We had a chance to test the theory not long ago in Northern Boulevard's low Eighties, a region harboring a line of pretty Colombian cafés, snack bars, and windows-only fruit juice joints, punctuated by the odd Peruvian, Ecuadoran, and Mexican place. Trying to get into a Bolivian restaurant one Saturday evening, we were crestfallen to discover a crowd of cigar-chomping caballeros spilling out the front door. It seems the Colombia-Brazil soccer game was being broadcast, and inside it was standing room only. Ambling up the boulevard we spotted a quiet Argentine steak house known as La Cabana, offering the usual rustic room with the ends of wine barrels protruding from a brick wall. The only perplexing item of decor was an etching on a window by the front door. It looked like a boy in a straw hat launching a rather large sailboat. "Look, it's Huck Finn," I pointed. "No, you idiot," a friend snickered, "that's a gaucho tending a side of beef beside a campfire."
It was to La Cabana's detriment that I had revisited the great parrillas of central Queens earlier in the yearCorona's La Esquina, La Porteña in Jackson Heights, and La Fusta, located right across the street from the Elmhurst Hospital emergency room. It wasn't that the chow at three-year-old La Cabana wasn't good; it just couldn't match that of the older meat palaces. Take the mixed grill for two ($30.95). While the skirt steak was chewy and fresh tasting (South Americans prefer unaged beef), the flattened sweetbreads were somewhat lacking in flavor, the chitlins a shade skanky, the ribs tougher than one might hope for, and the blood sausage of such consistency that when you pricked the end of the casing, the insides sloshed out.
Since half the population of Argentina comes originally from Italy, most parrillas offer a menu that's half Italian, twisted in a way that most Europeans wouldn't recognize.
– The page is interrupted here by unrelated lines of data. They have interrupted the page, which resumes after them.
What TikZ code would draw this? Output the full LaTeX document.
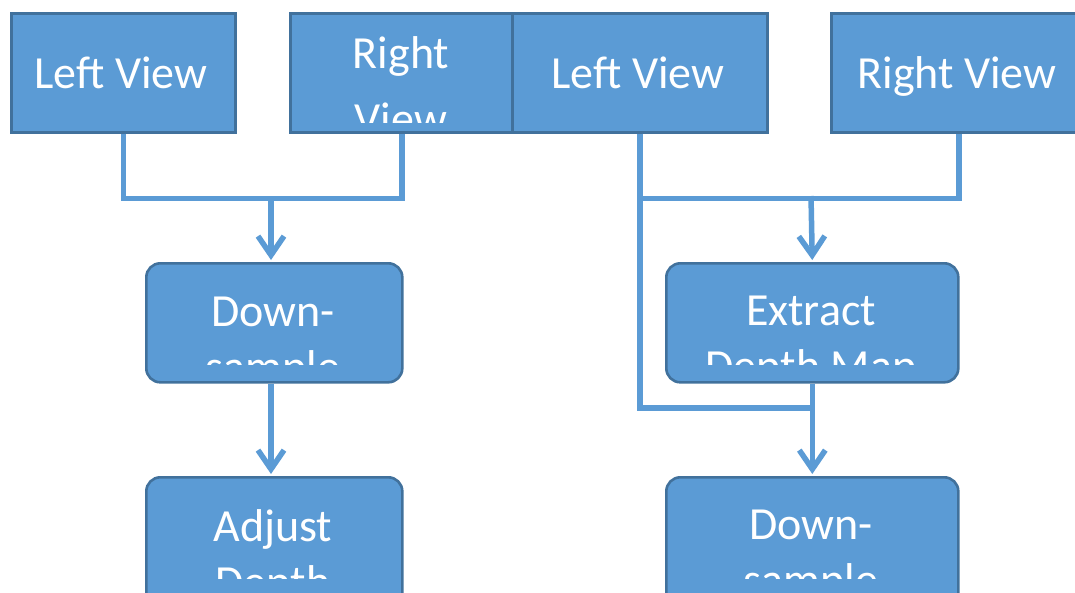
\documentclass[tikz,border=0pt]{standalone}
\usepackage{fontspec}
\setmainfont{Carlito}
\usetikzlibrary{arrows.meta}
\definecolor{boxfill}{HTML}{5B9BD5}
\definecolor{boxline}{HTML}{41719C}
\tikzset{
  box/.style={draw=boxline, line width=2.6pt, fill=boxfill, inner sep=0pt, anchor=north west},
  rbox/.style={box, rounded corners=14pt},
  txt/.style={text=white, font=\fontsize{46}{56}\selectfont, inner sep=0pt, anchor=base},
  conn/.style={draw=boxfill, line width=5.5pt},
  arr/.style={conn, -{Straight Barb[length=19pt, width=26pt, line width=5.5pt]}, shorten >=2pt}
}
\begin{document}
\begin{tikzpicture}[x=1pt, y=-1pt]
\useasboundingbox (0,0) rectangle (1075,592);
% top boxes
\node[box, minimum width=224pt, minimum height=119pt] (a) at (10,12) {};
\node[txt] (ta) at (121,88) {Left View};
\node[box, minimum width=223pt, minimum height=119pt] (b) at (289,12) {};
\begin{scope}
  \clip (289,12) rectangle (512,122);
  \node[txt] (tb1) at (401,68) {Right};
  \node[txt] (tb2) at (401,134) {View};
\end{scope}
\node[box, minimum width=255pt, minimum height=119pt] (c) at (511,12) {};
\node[txt] (tc) at (638,88) {Left View};
\node[box, minimum width=255pt, minimum height=119pt] (d) at (830,12) {};
\node[txt] (td) at (957,88) {Right View};
% middle boxes
\node[rbox, minimum width=256pt, minimum height=119pt] (e) at (145,262) {};
\begin{scope}
  \clip (145,262) rectangle (401,364);
  \node[txt] (te1) at (273,326) {Down-};
  \node[txt] (te2) at (273,382) {sample};
\end{scope}
\node[rbox, minimum width=292pt, minimum height=119pt] (f) at (665,262) {};
\begin{scope}
  \clip (665,262) rectangle (957,364);
  \node[txt] (tf1) at (811,325) {Extract};
  \node[txt] (tf2) at (811,381) {Depth Map};
\end{scope}
% bottom boxes
\node[rbox, minimum width=256pt, minimum height=130pt] (g) at (145,476) {};
\begin{scope}
  \clip (145,476) rectangle (401,578);
  \node[txt] (tg1) at (273,541) {Adjust};
  \node[txt] (tg2) at (273,597) {Depth};
\end{scope}
\node[rbox, minimum width=292pt, minimum height=130pt] (h) at (665,476) {};
\begin{scope}
  \clip (665,476) rectangle (957,578);
  \node[txt] (th1) at (811,539) {Down-};
  \node[txt] (th2) at (811,595) {sample};
\end{scope}
% connectors left
\coordinate (j1) at (271,196);
\draw[conn] (a.south) -- ++(0,65) -| (b.south);
\draw[arr] (j1) -- (j1 |- e.north);
\draw[arr] (e.south -| j1) -- (j1 |- g.north);
% connectors right
\coordinate (k1) at (811,196);
\coordinate (k2) at (811,408);
\draw[conn] (c.south) -- ++(0,65) -| (d.south);
\draw[conn] (c.south) |- (k2);
\draw[arr] (k1) -- (f.north);
\draw[arr] (f.south) -- (h.north);
\end{tikzpicture}
\end{document}
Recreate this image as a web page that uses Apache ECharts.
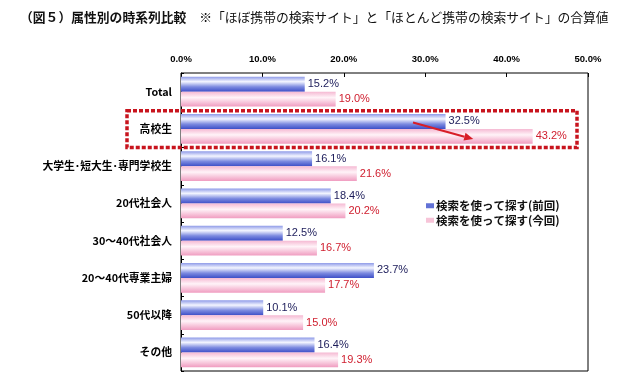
<!DOCTYPE html>
<html><head><meta charset="utf-8">
<script src="https://cdn.jsdelivr.net/npm/echarts@6/dist/echarts.min.js"></script>
<style>html,body{margin:0;padding:0;background:#fff}#c{width:618px;height:384px}</style>
</head><body><div id="c"></div>
<script>
const categories = ['Total','高校生','大学生･短大生･専門学校生','20代社会人','30～40代社会人','20～40代専業主婦','50代以降','その他'];
const prevValues = [15.2, 32.5, 16.1, 18.4, 12.5, 23.7, 10.1, 16.4];
const currValues = [19.0, 43.2, 21.6, 20.2, 16.7, 17.7, 15.0, 19.3];
const seriesNames = ['検索を使って探す(前回)', '検索を使って探す(今回)'];
const axisTicks = [0, 10, 20, 30, 40, 50];
const highlightCategory = '高校生';
const arrowFrom = 28.5, arrowTo = 35.9;

const CJK = "'Noto Sans CJK JP', sans-serif";
const chart = echarts.init(document.getElementById('c'), null, {renderer: 'canvas'});
const blueGrad = new echarts.graphic.LinearGradient(0, 0, 0, 1, [
  {offset: 0, color: '#8e9ae8'}, {offset: 0.33, color: '#f3f5ff'},
  {offset: 0.68, color: '#7c8ae0'}, {offset: 1, color: '#3e50c8'}]);
const pinkGrad = new echarts.graphic.LinearGradient(0, 0, 0, 1, [
  {offset: 0, color: '#f5b8d2'}, {offset: 0.4, color: '#fff3f8'},
  {offset: 1, color: '#f09cc0'}]);

chart.setOption({
  animation: false,
  title: {
    left: 15, top: 6,
    text: '{b|（図５）属性別の時系列比較}{n|　※「ほぼ携帯の検索サイト」と「ほとんど携帯の検索サイト」の合算値}',
    textStyle: {
      rich: {
        b: {fontFamily: CJK, fontSize: 12.8, fontWeight: 'bold', color: '#111'},
        n: {fontFamily: CJK, fontSize: 12.8, fontWeight: 'normal', color: '#111'}
      }
    }
  },
  legend: {
    orient: 'vertical', left: 421, top: 195,
    itemWidth: 8, itemHeight: 5, itemGap: 3,
    icon: 'rect',
    data: [
      {name: seriesNames[0], itemStyle: {color: '#6272d6'}},
      {name: seriesNames[1], itemStyle: {color: '#f7c4d8'}}
    ],
    textStyle: {fontFamily: CJK, fontSize: 11.5, fontWeight: 'bold', color: '#111', padding: [0, 0, 0, -3]}
  },
  grid: {left: 181, top: 73, right: 30, bottom: 13, show: true, borderColor: '#000', borderWidth: 1, containLabel: false},
  xAxis: {
    type: 'value', position: 'top', min: axisTicks[0], max: axisTicks[axisTicks.length - 1], interval: 10,
    axisLine: {show: false},
    axisTick: {show: true, inside: true, length: 4, lineStyle: {color: '#000'}},
    splitLine: {show: false},
    axisLabel: {margin: 9, fontFamily: "'Liberation Sans', Arial, sans-serif", fontSize: 9.5, fontWeight: 'bold', color: '#000',
      formatter: v => v.toFixed(1) + '%'}
  },
  yAxis: {
    type: 'category', inverse: true, data: categories,
    axisLine: {show: true, lineStyle: {color: '#000'}},
    axisTick: {show: true, inside: true, length: 3, lineStyle: {color: '#000'}},
    axisLabel: {margin: 9, fontFamily: CJK, fontSize: 10.8, fontWeight: 'bold', color: '#000'}
  },
  series: [
    {
      name: seriesNames[0], type: 'bar', data: prevValues,
      barCategoryGap: '20%', barGap: '0%',
      itemStyle: {color: blueGrad},
      label: {show: true, position: 'right', distance: 3, formatter: p => p.value.toFixed(1) + '%',
        fontFamily: "'Liberation Sans', Arial, sans-serif", fontSize: 11, color: '#1c1c5a'}
    },
    {
      name: seriesNames[1], type: 'bar', data: currValues,
      barCategoryGap: '20%', barGap: '0%',
      itemStyle: {color: pinkGrad},
      label: {show: true, position: 'right', distance: 3, formatter: p => p.value.toFixed(1) + '%',
        fontFamily: "'Liberation Sans', Arial, sans-serif", fontSize: 11, color: '#d02030'}
    }
  ]
});

// annotations positioned from the chart's own scales
const idx = categories.indexOf(highlightCategory);
const yc = chart.convertToPixel({yAxisIndex: 0}, idx);
const band = chart.convertToPixel({yAxisIndex: 0}, idx + 1) - yc;
const x0 = chart.convertToPixel({xAxisIndex: 0}, 0);
const p1 = chart.convertToPixel({xAxisIndex: 0}, arrowFrom);
const p2 = chart.convertToPixel({xAxisIndex: 0}, arrowTo);
const ang = Math.atan2(band * 0.42, p2 - p1);
const ex = p2, ey = yc + band * 0.27;
const sx = p1, sy = yc - band * 0.17;
const ah = 9, aw = 4;
chart.setOption({
  graphic: [
    {type: 'rect', shape: {x: x0 - 54, y: yc - band / 2 + 0.5, width: 450, height: band - 0.5},
     style: {fill: 'none', stroke: '#c8141e', lineWidth: 3.5, lineDash: [4, 2]}, z: 100},
    {type: 'line', shape: {x1: sx, y1: sy, x2: ex - Math.cos(ang) * ah, y2: ey - Math.sin(ang) * ah},
     style: {stroke: '#d81e28', lineWidth: 2}, z: 101},
    {type: 'polygon', shape: {points: [
      [ex, ey],
      [ex - Math.cos(ang) * ah - Math.sin(ang) * aw, ey - Math.sin(ang) * ah + Math.cos(ang) * aw],
      [ex - Math.cos(ang) * ah + Math.sin(ang) * aw, ey - Math.sin(ang) * ah - Math.cos(ang) * aw]]},
     style: {fill: '#d81e28'}, z: 101}
  ]
});
</script></body></html>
Pasta sauces typically feature both cream and tomatoes, making for a mellow, salmon-pink topping that's used on almost everything. And the favorite pasta is not pasta at all, but potato "noqui," which Argentines eat on the last day of every month, when they're strapped for cash. Reflecting a new trend among Argentine restaurants, though, the pastas at La Cabana are European in style, including a tasty fettuccine Alfredo ($13.50) and a disappointing gnocchi mired in a sludgy red sauce.
But then we noticed the wood-oven pizzas. How apropos, we thought, for a gaucho hang to be generating campfire pies. The toppings generally paralleled the pastas, except for one pizza, "La Cabana" ($10.95). A hush fell over the table as it arrived, because in addition to a fine thin crust, good cheese laid on generously, and a discreet smearing of tomato sauce, it featured juicy strips of skirt steak, cut along the grain almost like pulled pork. The menu also mentioned sausage and prosciutto, but these were clearly supporting players. Not only was the pizza unusual, it was unspeakably delicious.
Now we could stop looking. We'd found the one great dish.